“When
you start a novel, it is always like pushing a boulder uphill. Then, after a
while, to mangle the metaphor, the boulder fills with helium and becomes a
balloon that carries you the rest of the way to the top. You just have to hold
your nerve and trust to narrative.” – Jim Crace
Born in England on this date in
1946, Crace is a “writer” and “novelist,” the distinction made because he looks upon “writing” as what he
did as a journalist before turning to the creative side.
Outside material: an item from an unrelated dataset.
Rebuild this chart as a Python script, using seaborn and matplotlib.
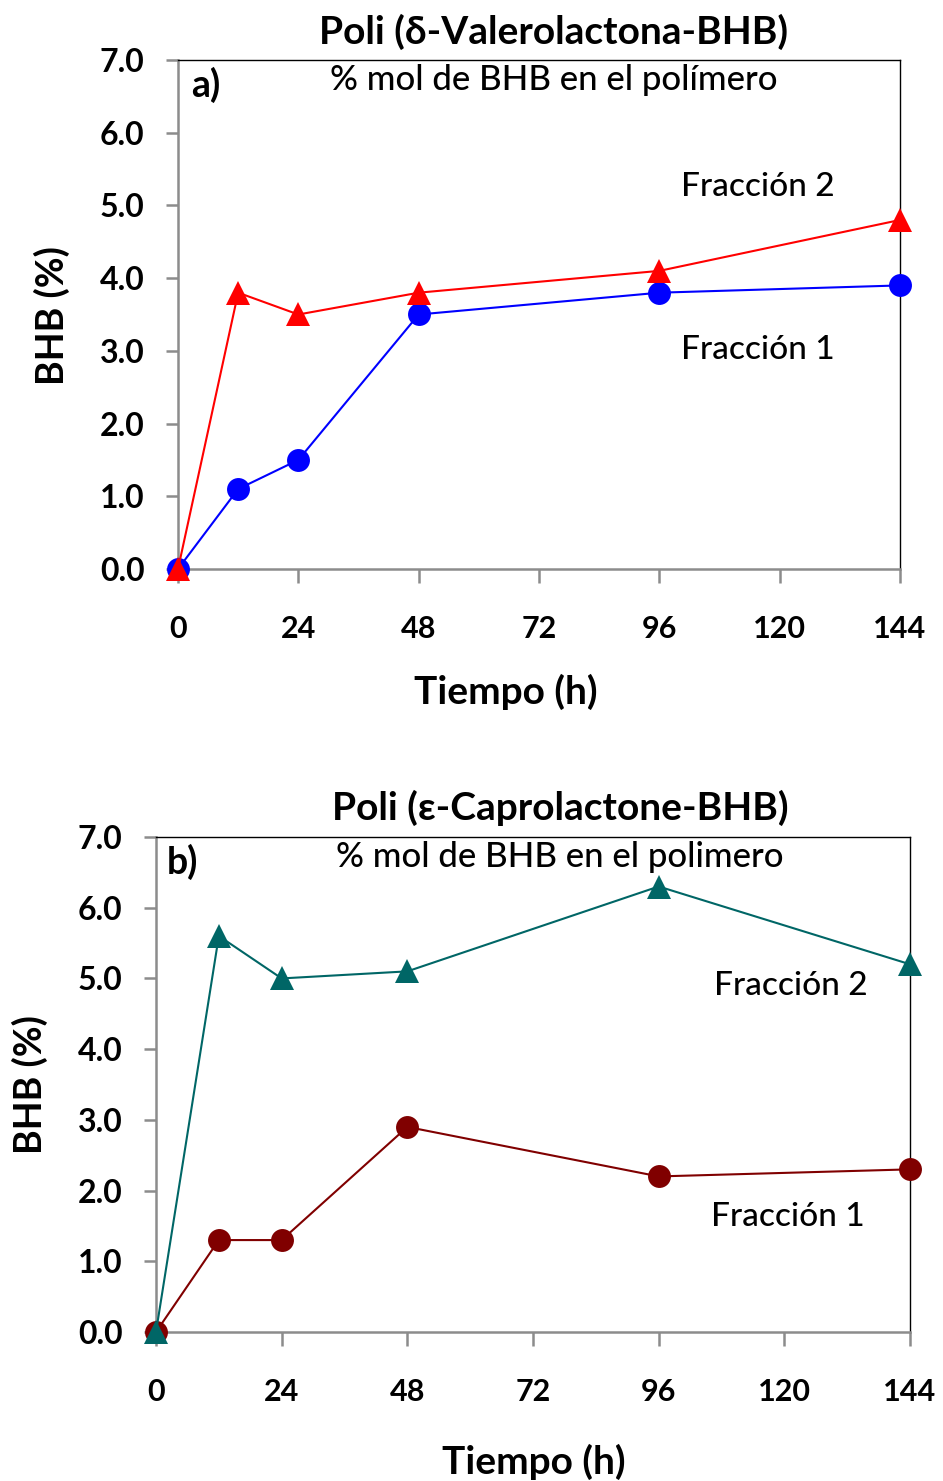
import matplotlib
matplotlib.use("Agg")
import matplotlib.pyplot as plt
import seaborn as sns
import pandas as pd

# ---- data ----
tiempo = [0, 12, 24, 48, 96, 144]
val_frac1 = [0.0, 1.1, 1.5, 3.5, 3.8, 3.9]
val_frac2 = [0.0, 3.8, 3.5, 3.8, 4.1, 4.8]
cap_frac1 = [0.0, 1.3, 1.3, 2.9, 2.2, 2.3]
cap_frac2 = [0.0, 5.6, 5.0, 5.1, 6.3, 5.2]
xticks = [0, 24, 48, 72, 96, 120, 144]
yticks = [0.0, 1.0, 2.0, 3.0, 4.0, 5.0, 6.0, 7.0]
ytick_labels = [f"{v:.1f}" for v in yticks]
title_a = "Poli (δ-Valerolactona-BHB)"
title_b = "Poli (ε-Caprolactone-BHB)"
sub_a = "% mol de BHB en el polímero"
sub_b = "% mol de BHB en el polimero"

sns.set_theme(style="white")
plt.rcParams['font.family'] = ['Lato', 'DejaVu Sans']
plt.rcParams['text.color'] = 'black'
plt.rcParams['axes.labelcolor'] = 'black'
plt.rcParams['xtick.labelcolor'] = 'black'
plt.rcParams['ytick.labelcolor'] = 'black'

W, H = 943, 1481
fig = plt.figure(figsize=(W / 100, H / 100), dpi=100)

def px_axes(l, r, t, b):
    return fig.add_axes([l / W, 1 - b / H, (r - l) / W, (b - t) / H])

ax1 = px_axes(178, 900, 60, 569)
ax2 = px_axes(156, 910, 837, 1332)

def style(ax):
    ax.set_xlim(0, 144)
    ax.set_ylim(0, 7)
    ax.set_xticks(xticks)
    ax.set_xticklabels([str(t) for t in xticks], fontsize=22, fontweight='bold')
    ax.set_yticks(yticks)
    ax.set_yticklabels(ytick_labels, fontsize=23, fontweight='bold')
    for s in ['top', 'right']:
        ax.spines[s].set_color('black')
        ax.spines[s].set_linewidth(1.0)
    for s in ['left', 'bottom']:
        ax.spines[s].set_color('#8c8c8c')
        ax.spines[s].set_linewidth(1.8)
    ax.tick_params(axis='y', which='major', direction='out', length=9, width=1.8,
                   color='#8c8c8c', labelcolor='black', pad=15, left=True)
    ax.tick_params(axis='x', which='major', direction='out', length=10, width=1.8,
                   color='#8c8c8c', labelcolor='black', pad=23, bottom=True)
    ax.set_xlabel("Tiempo (h)", fontsize=28, fontweight='bold', color='black')
    ax.set_ylabel("BHB (%)", fontsize=27, fontweight='bold', color='black')
    ax.xaxis.label.set_va('center')
    ax.yaxis.label.set_va('center')
    ax.yaxis.label.set_ha('center')
    if ax.get_legend() is not None:
        ax.get_legend().remove()

df_a1 = pd.DataFrame({"t": tiempo, "v": val_frac1})
df_a2 = pd.DataFrame({"t": tiempo, "v": val_frac2})
df_b1 = pd.DataFrame({"t": tiempo, "v": cap_frac1})
df_b2 = pd.DataFrame({"t": tiempo, "v": cap_frac2})

sns.lineplot(data=df_a1, x="t", y="v", ax=ax1, color="#0000ff", marker="o",
             markersize=16.5, markeredgewidth=0, linewidth=1.5, clip_on=False, zorder=3)
sns.lineplot(data=df_a2, x="t", y="v", ax=ax1, color="#ff0000", marker="^",
             markersize=17.5, markeredgewidth=0, linewidth=1.5, clip_on=False, zorder=4)
sns.lineplot(data=df_b1, x="t", y="v", ax=ax2, color="#800000", marker="o",
             markersize=16.5, markeredgewidth=0, linewidth=1.5, clip_on=False, zorder=3)
sns.lineplot(data=df_b2, x="t", y="v", ax=ax2, color="#006666", marker="^",
             markersize=17.5, markeredgewidth=0, linewidth=1.5, clip_on=False, zorder=4)

style(ax1)
style(ax2)
ax1.xaxis.set_label_coords((506 - 178) / 722, -(692 - 569) / 509)
ax2.xaxis.set_label_coords((534 - 156) / 754, -(1462 - 1332) / 495)
ax1.yaxis.set_label_coords((52 - 178) / 722, (569 - 316) / 509)
ax2.yaxis.set_label_coords((30 - 156) / 754, (1332 - 1085) / 495)

def fig_txt(x, y, s, size=24, weight='medium'):
    fig.text(x / W, 1 - y / H, s, ha='center', va='center', fontsize=size,
             fontweight=weight, color='black')

# titles
fig_txt(554, 32, title_a, 28, 'bold')
fig_txt(560, 808, title_b, 28, 'bold')

# inner annotations
fig_txt(206, 85, "a)", 27, 'bold')
fig_txt(182, 862, "b)", 27, 'bold')
fig_txt(554, 80, sub_a, 25)
fig_txt(758, 187, "Fracción 2")
fig_txt(758, 350, "Fracción 1")
fig_txt(560, 857, sub_b, 25)
fig_txt(791, 986, "Fracción 2")
fig_txt(788, 1217, "Fracción 1")

fig.savefig("out.png", dpi=100)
Crace started his career as a
teacher for British Volunteer Services Overseas, then wrote educational
programs for the BBC before his time as a journalist. He wrote for many of Britain’s leading
newspapers before becoming discouraged by what he termed “political
interference” and turned to the creative side, achieving immediate
success. Crace's first book in 1986, Continent,
won the Whitbread First Novel of the Year Award, the David Higham Prize for
Fiction, and the Guardian Fiction prize. New York Times critic Robert
Olen Butler called it "brilliant, provocative and delightful.”
He has since authored 13 more novels including Quarantine, a Whitbread Novel winner, and Harvest, winner of the International Dublin Literary Award and shortlisted for the Booker Prize. “I never think of the reader. I am curious about things; I need to find out, so off I go,” Crace said.
“When a book goes well, it abandons me. I am
the most abandoned writer in the world.”